Emerge dunque anche in questa legge un altro importante elemento dell’economia neoliberista: la soppressione di un diritto al lavoro certo, libero e, se leggiamo il trattamento economico di molti docenti delle paritarie, con retribuzione adeguata; ancora una volta la Costituzione è annullata. Tra l’altro la legge prevede, c. 131, che dall’1/9/16 i contratti a T.D., stipulati presso le istituzioni scolastiche ed educative statali (solo in questo comma si usa questo termine; ci chiediamo nelle private si potrà fare diversamente?) per la copertura dei posti disponibili, non possono superare la durata complessiva di 36 mesi, anche non continuativi.
In termini di parità che cosa si prevede, oltre la dicitura che il MIUR– c.152 -” avvia, entro 120 gg. dall’approvazione legge, un piano straordinario di verifica della permanenza dei requisiti per il riconoscimento della parità scolastica e si parla della legislazione dei contratti di lavoro”? Certamente si devono equiparare i lavoratori della scuola a quelli privati, ma la loro immissione in ruolo dipenderà da concorso e da disponibilità su ambiti territoriali.

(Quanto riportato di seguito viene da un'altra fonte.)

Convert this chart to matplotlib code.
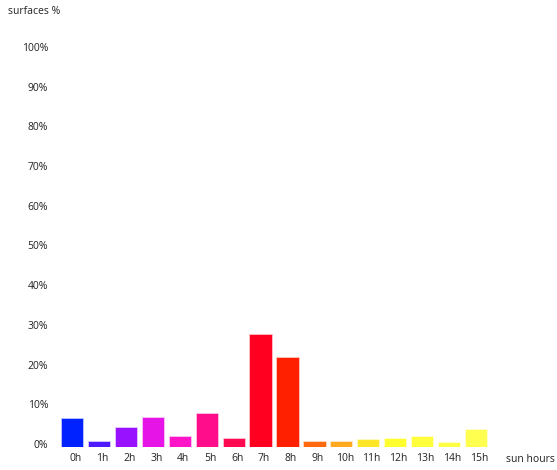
import matplotlib
matplotlib.use("Agg")
import matplotlib.pyplot as plt
from matplotlib.colors import to_rgba
from matplotlib.transforms import ScaledTranslation

hours = ["0h", "1h", "2h", "3h", "4h", "5h", "6h", "7h",
         "8h", "9h", "10h", "11h", "12h", "13h", "14h", "15h"]
surfaces = [7.0, 1.3, 4.7, 7.2, 2.4, 8.3, 2.1, 28.2,
            22.3, 1.3, 1.3, 1.8, 2.1, 2.4, 0.9, 4.3]
colors = ["#0022ff", "#4d1aff", "#9912ff", "#e614e6", "#ff14c8", "#ff0d8a",
          "#ff0a50", "#ff0020", "#ff2000", "#ff6a10", "#ffa820", "#ffe628",
          "#ffff30", "#ffff3c", "#ffff44", "#ffff50"]
yticks = [0, 10, 20, 30, 40, 50, 60, 70, 80, 90, 100]

plt.rcParams['font.family'] = ['Open Sans', 'DejaVu Sans']

W, H = 557, 470
fig = plt.figure(figsize=(W / 100, H / 100), dpi=100)
base = 447
top = 50
left_px = 55
ax = fig.add_axes([left_px / W, (H - base) / H, 1 - left_px / W, (base - top) / H])

x = list(range(len(hours)))
edges = [to_rgba(c, 0.35) for c in colors]
ax.bar(x, surfaces, width=0.79, color=colors, edgecolor=edges, linewidth=1.2)

ax.set_ylim(0, 100)
ax.set_xlim((left_px - 72.8) / 26.9, (W - 72.8) / 26.9)
ax.set_yticks(yticks)
ax.set_yticklabels([f"{v}%" for v in yticks], fontsize=7.5, color="#222222")
ax.set_xticks(x)
ax.set_xticklabels(hours, fontsize=7.5, color="#222222")
ax.tick_params(axis="y", length=0, pad=5)
ax.tick_params(axis="x", length=0, pad=4.5)
for s in ax.spines.values():
    s.set_visible(False)

# small offsets of the labels as in the original
up = ScaledTranslation(0, 3 / 100, fig.dpi_scale_trans)
right = ScaledTranslation(3 / 100, 0, fig.dpi_scale_trans)
for lab in ax.get_yticklabels():
    lab.set_transform(lab.get_transform() + up)
for lab in ax.get_xticklabels():
    lab.set_transform(lab.get_transform() + right)

ax.text(17, -1.2, "sun hours", ha="center", va="top", fontsize=7.5,
        color="#222222", clip_on=False,
        transform=ax.transData + ScaledTranslation(0, -2 / 100, fig.dpi_scale_trans))
fig.text(8 / W, 1 - 12 / H, "surfaces %", ha="left", va="center",
         fontsize=7.5, color="#222222")

fig.savefig("out.png", dpi=100)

Prevediamo: l’ennesima confusione e continui contenziosi del resto previsti nelle spese indicate in vari commi di questa legge; la possibilità, sempre presente, di chi lavora per anni nelle private, seppur con minori emolumenti, di avere la possibilità di scavalcare chi ha aspettato, anche solo tre anni di fare supplenze nelle scuole “statali”. Intanto chi è nella privata potrà avere contratti di lavoro T.D. diversi, vista la legge.
Riprenderemo la lettura della L. 107/15, prima di tutto guardando il tema risorse, poi cercheremo di leggere le indicazioni più didattiche. Proveremo di trovare i lati positivi, però non sarà facile, con queste premesse “commentate”.